Why? What reason did this suspect have for shooting these people? Why does this happen? Why is the world so full of hate and hurt, people so broken and empty, these events can even happen?

I don’t know.

I doubt anybody will ever know the real reason this suspect shot these two.  Or why a young kid/teenager goes into their school and starts shooting.  Why, after a quarrel over something stupid like a sandwich, one person kills another. There is something critically wrong in this world for these things to happen.

What Gandalf is saying is, even with all the evil happening in our times, our lives, we have no control over what evil creates.  We can’t wish evil away. We can’t regulate the world enough to stop evil.  Evil isn’t just a person.  It is an attitude, a feeling that it’s easier to do what we want to do than to do the right thing.  Easier to watch the bully beating up the kid in the schoolyard then to stand up for the bullied.

It’s like the old saying, ‘You can’t fight fire with fire.’  That only makes the fire bigger.  Fighting evil with evil only creates more evil.

“All we have to decide is what to do with the time that is given us.”
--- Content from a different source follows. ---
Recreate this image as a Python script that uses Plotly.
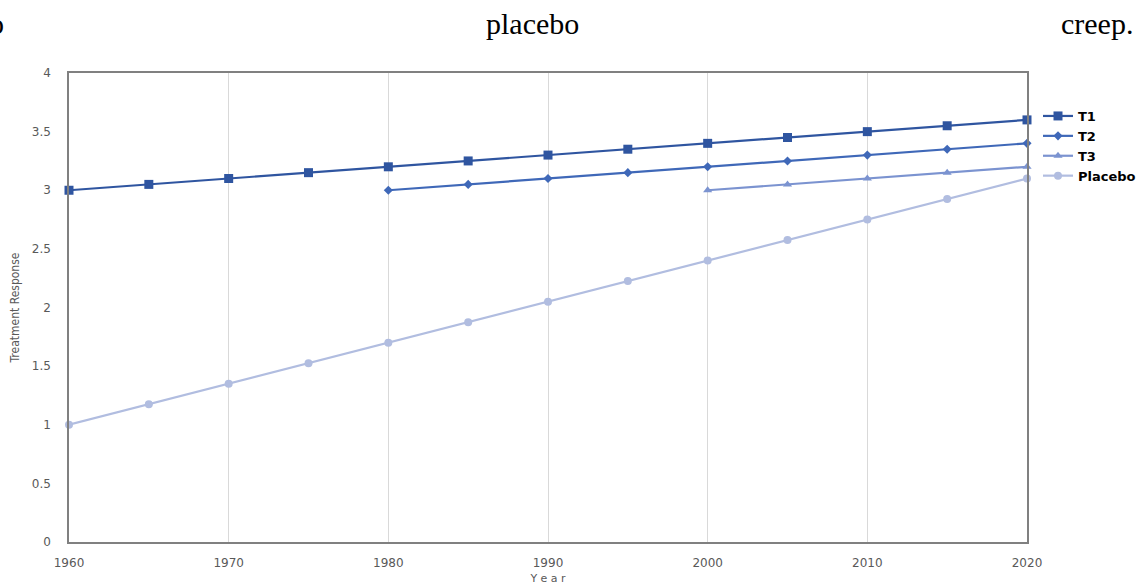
import plotly.graph_objects as go

years_t1 = [1960, 1965, 1970, 1975, 1980, 1985, 1990, 1995, 2000, 2005, 2010, 2015, 2020]
t1 = [3.0, 3.05, 3.1, 3.15, 3.2, 3.25, 3.3, 3.35, 3.4, 3.45, 3.5, 3.55, 3.6]
years_t2 = [1980, 1985, 1990, 1995, 2000, 2005, 2010, 2015, 2020]
t2 = [3.0, 3.05, 3.1, 3.15, 3.2, 3.25, 3.3, 3.35, 3.4]
years_t3 = [2000, 2005, 2010, 2015, 2020]
t3 = [3.0, 3.05, 3.1, 3.15, 3.2]
years_pl = [1960, 1965, 1970, 1975, 1980, 1985, 1990, 1995, 2000, 2005, 2010, 2015, 2020]
placebo = [1.0, 1.175, 1.35, 1.525, 1.7, 1.875, 2.05, 2.225, 2.4, 2.575, 2.75, 2.925, 3.1]

x_ticks = [1960, 1970, 1980, 1990, 2000, 2010, 2020]
y_ticks = [0, 0.5, 1, 1.5, 2, 2.5, 3, 3.5, 4]

fig = go.Figure()
fig.add_trace(go.Scatter(x=years_t1, y=t1, name="T1", mode="lines+markers",
                         line=dict(color="#2F55A0", width=2.2),
                         marker=dict(symbol="square", size=9, color="#2F55A0"), cliponaxis=False))
fig.add_trace(go.Scatter(x=years_t2, y=t2, name="T2", mode="lines+markers",
                         line=dict(color="#3F68B8", width=2.2),
                         marker=dict(symbol="diamond", size=7, color="#3F68B8"), cliponaxis=False))
fig.add_trace(go.Scatter(x=years_t3, y=t3, name="T3", mode="lines+markers",
                         line=dict(color="#7B93D0", width=2.2),
                         marker=dict(symbol="triangle-up", size=8, color="#7B93D0"), cliponaxis=False))
fig.add_trace(go.Scatter(x=years_pl, y=placebo, name="Placebo", mode="lines+markers",
                         line=dict(color="#B1BDE0", width=2.2),
                         marker=dict(symbol="circle", size=8, color="#B1BDE0"), cliponaxis=False))

tickfont = dict(family="Verdana, DejaVu Sans", size=12, color="#595959")
fig.update_layout(
    width=1144, height=585,
    margin=dict(l=69, r=117, t=73, b=43),
    paper_bgcolor="white", plot_bgcolor="white",
    xaxis=dict(range=[1960, 2020], tickvals=x_ticks, ticks="", showgrid=True,
               gridcolor="#D9D9D9", gridwidth=1, showline=True, mirror=True,
               linecolor="#808080", linewidth=1.5, zeroline=False, tickfont=tickfont,
               ticklabelstandoff=9, automargin=False,
               title=dict(text="Y e a r", font=dict(family="Verdana, DejaVu Sans", size=11, color="#595959"),
                          standoff=12)),
    yaxis=dict(range=[0, 4], tickvals=y_ticks, ticktext=[str(v) if v % 1 else str(int(v)) for v in y_ticks],
               ticks="", showgrid=False, showline=True, mirror=True,
               linecolor="#808080", linewidth=1.5, zeroline=False, tickfont=tickfont,
               ticklabelstandoff=14, automargin=False,
               title=dict(text="Treatment Response",
                          font=dict(family="DejaVu Sans Condensed, Liberation Sans Narrow, DejaVu Sans", size=12, color="#595959"),
                          standoff=10)),
    legend=dict(xref="container", yref="container", x=1038 / 1144, xanchor="left",
                y=1 - 101 / 585, yanchor="top",
                font=dict(family="Verdana, DejaVu Sans", size=13, color="black", weight="bold"),
                bgcolor="rgba(0,0,0,0)", itemwidth=30, tracegroupgap=0),
    showlegend=True,
)

serif = dict(family="Liberation Serif, Times New Roman, serif", size=30, color="black")
for txt, px in [("o", -4), ("placebo", 532), ("creep.", 1097)]:
    fig.add_annotation(text=txt, xref="paper", yref="paper", x=(px - 69) / 958, y=1 + (73 - 24) / 469,
                       showarrow=False, font=serif, xanchor="center", yanchor="middle")

fig.write_html("out.html")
Will we use our time for good or evil?  Will we hide our heads in the sand and pretend evil events aren’t happening all around us?  It’s no longer just the children starving in Africa or thousands of families being driven out of their homes by racial hatred and war, girls being married off and raped because their society considers women ‘things.’  Property.

There are children starving in my city, maybe in my very neighborhood.  Homeless people begging on the corners as passing motorists look away. Why don’t they get jobs? I bet they have a new truck and this is just to con everybody.’

Aren’t these things the Saurans of our world?

So, will we stand up for what is right, take the high road, even if doing that is the harder choice, Even if we know others will disagree with us, maybe even hate us? Will we make the most of the time given us to make the world a better place, one moment at a time? Or will we do as the Hobbits of Hobbiton, pretending nothing is wrong until the evil overtakes our own little corner of the world?